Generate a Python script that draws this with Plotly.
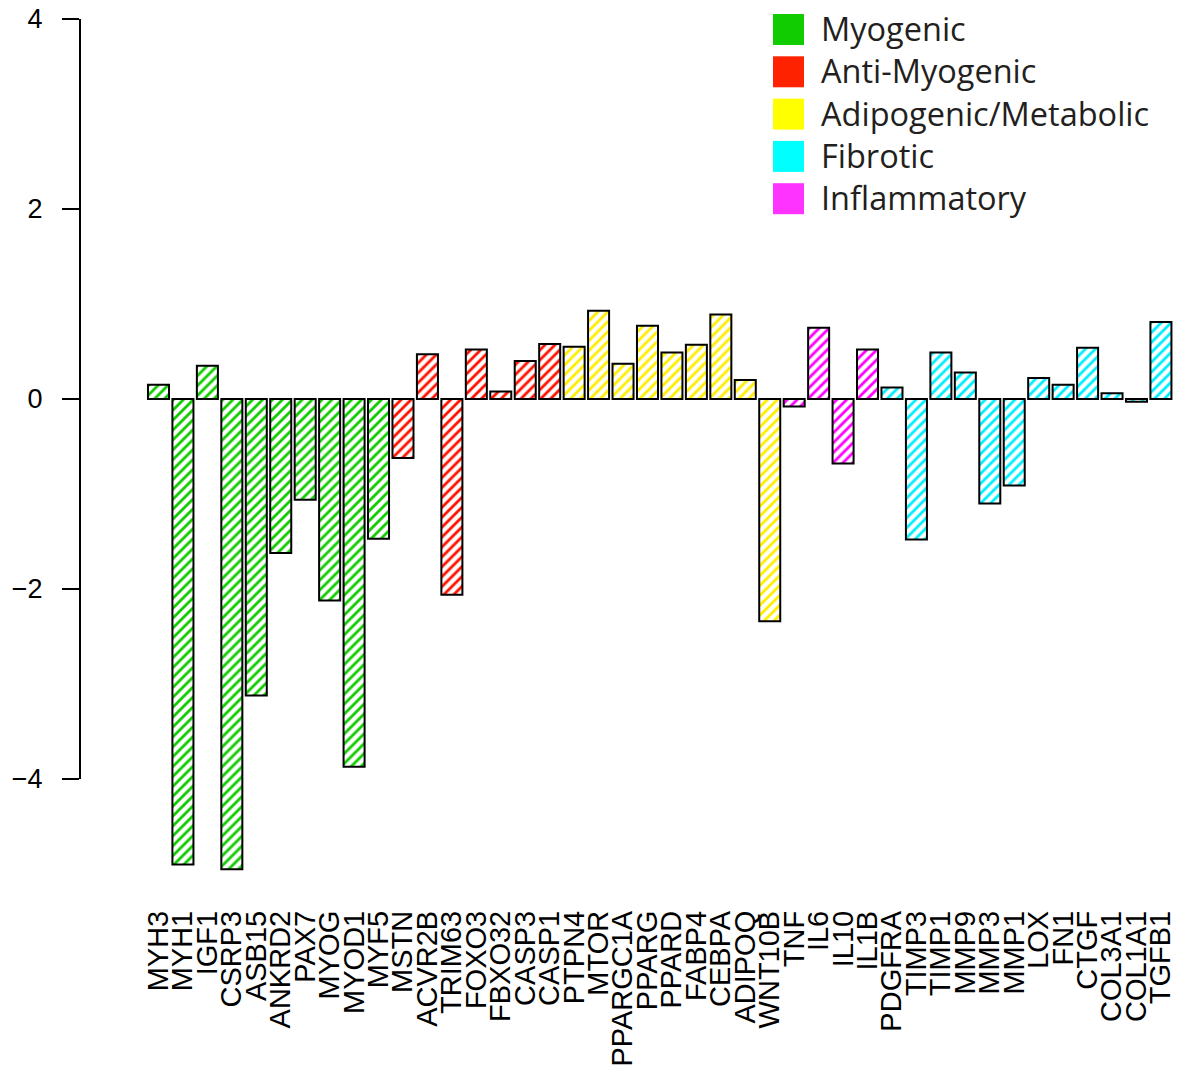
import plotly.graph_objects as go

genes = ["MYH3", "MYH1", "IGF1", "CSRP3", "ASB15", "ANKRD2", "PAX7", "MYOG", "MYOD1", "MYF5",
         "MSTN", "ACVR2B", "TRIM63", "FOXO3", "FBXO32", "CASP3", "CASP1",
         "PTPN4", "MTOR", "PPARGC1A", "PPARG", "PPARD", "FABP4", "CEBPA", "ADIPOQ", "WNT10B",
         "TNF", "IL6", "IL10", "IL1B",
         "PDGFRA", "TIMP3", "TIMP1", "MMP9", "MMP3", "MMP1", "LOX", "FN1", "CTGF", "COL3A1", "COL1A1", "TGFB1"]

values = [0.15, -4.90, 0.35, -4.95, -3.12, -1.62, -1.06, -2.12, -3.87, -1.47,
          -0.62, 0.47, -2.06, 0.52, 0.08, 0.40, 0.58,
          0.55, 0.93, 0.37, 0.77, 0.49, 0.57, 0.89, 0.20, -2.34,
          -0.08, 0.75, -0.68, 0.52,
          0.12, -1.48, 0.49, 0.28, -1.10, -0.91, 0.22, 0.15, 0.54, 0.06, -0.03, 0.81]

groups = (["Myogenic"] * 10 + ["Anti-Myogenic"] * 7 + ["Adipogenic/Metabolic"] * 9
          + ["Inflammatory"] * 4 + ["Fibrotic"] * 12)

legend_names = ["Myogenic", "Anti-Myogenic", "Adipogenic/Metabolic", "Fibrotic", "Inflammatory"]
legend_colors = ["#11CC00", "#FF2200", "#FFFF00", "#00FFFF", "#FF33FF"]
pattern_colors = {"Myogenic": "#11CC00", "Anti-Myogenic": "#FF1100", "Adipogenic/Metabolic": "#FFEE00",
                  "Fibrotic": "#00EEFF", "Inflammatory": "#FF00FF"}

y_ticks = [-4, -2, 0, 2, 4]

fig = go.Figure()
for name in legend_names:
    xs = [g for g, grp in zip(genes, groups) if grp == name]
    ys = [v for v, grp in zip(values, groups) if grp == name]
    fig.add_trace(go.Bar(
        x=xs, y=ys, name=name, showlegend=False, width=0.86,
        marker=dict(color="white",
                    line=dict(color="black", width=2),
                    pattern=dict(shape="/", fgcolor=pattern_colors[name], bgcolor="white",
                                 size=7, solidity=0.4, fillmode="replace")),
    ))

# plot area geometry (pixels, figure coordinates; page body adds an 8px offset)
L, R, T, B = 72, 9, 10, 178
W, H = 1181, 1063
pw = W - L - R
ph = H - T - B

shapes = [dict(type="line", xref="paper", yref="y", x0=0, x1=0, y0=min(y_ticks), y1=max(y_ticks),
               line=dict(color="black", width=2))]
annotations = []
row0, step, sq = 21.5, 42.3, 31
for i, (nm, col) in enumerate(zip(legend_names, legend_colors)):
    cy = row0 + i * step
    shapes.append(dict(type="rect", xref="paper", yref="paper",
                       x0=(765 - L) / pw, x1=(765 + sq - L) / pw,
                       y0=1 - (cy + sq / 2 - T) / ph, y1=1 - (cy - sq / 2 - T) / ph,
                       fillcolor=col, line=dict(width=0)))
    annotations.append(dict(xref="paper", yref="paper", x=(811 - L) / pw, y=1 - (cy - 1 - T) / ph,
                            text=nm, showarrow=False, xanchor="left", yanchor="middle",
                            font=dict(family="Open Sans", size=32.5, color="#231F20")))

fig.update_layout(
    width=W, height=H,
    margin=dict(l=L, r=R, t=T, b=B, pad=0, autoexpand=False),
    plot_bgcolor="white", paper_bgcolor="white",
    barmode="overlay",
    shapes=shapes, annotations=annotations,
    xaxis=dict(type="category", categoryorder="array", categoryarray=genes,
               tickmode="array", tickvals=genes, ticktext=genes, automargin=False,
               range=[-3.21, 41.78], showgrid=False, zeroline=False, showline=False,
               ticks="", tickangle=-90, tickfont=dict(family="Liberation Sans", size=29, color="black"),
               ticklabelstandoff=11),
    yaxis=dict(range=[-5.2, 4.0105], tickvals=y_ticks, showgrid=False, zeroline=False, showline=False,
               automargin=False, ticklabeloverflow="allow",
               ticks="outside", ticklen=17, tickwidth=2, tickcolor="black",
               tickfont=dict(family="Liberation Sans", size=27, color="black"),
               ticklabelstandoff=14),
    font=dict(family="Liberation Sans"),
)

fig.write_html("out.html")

________________________________________

[Request]:
Repeat only the lines between the start of the data and the line with "0.06, -0.03, 0.81]", including those two lines, and skip the pictures.

[Solution]:
Generate a Python script that draws this with Plotly.
import plotly.graph_objects as go

genes = ["MYH3", "MYH1", "IGF1", "CSRP3", "ASB15", "ANKRD2", "PAX7", "MYOG", "MYOD1", "MYF5",
         "MSTN", "ACVR2B", "TRIM63", "FOXO3", "FBXO32", "CASP3", "CASP1",
         "PTPN4", "MTOR", "PPARGC1A", "PPARG", "PPARD", "FABP4", "CEBPA", "ADIPOQ", "WNT10B",
         "TNF", "IL6", "IL10", "IL1B",
         "PDGFRA", "TIMP3", "TIMP1", "MMP9", "MMP3", "MMP1", "LOX", "FN1", "CTGF", "COL3A1", "COL1A1", "TGFB1"]

values = [0.15, -4.90, 0.35, -4.95, -3.12, -1.62, -1.06, -2.12, -3.87, -1.47,
          -0.62, 0.47, -2.06, 0.52, 0.08, 0.40, 0.58,
          0.55, 0.93, 0.37, 0.77, 0.49, 0.57, 0.89, 0.20, -2.34,
          -0.08, 0.75, -0.68, 0.52,
          0.12, -1.48, 0.49, 0.28, -1.10, -0.91, 0.22, 0.15, 0.54, 0.06, -0.03, 0.81]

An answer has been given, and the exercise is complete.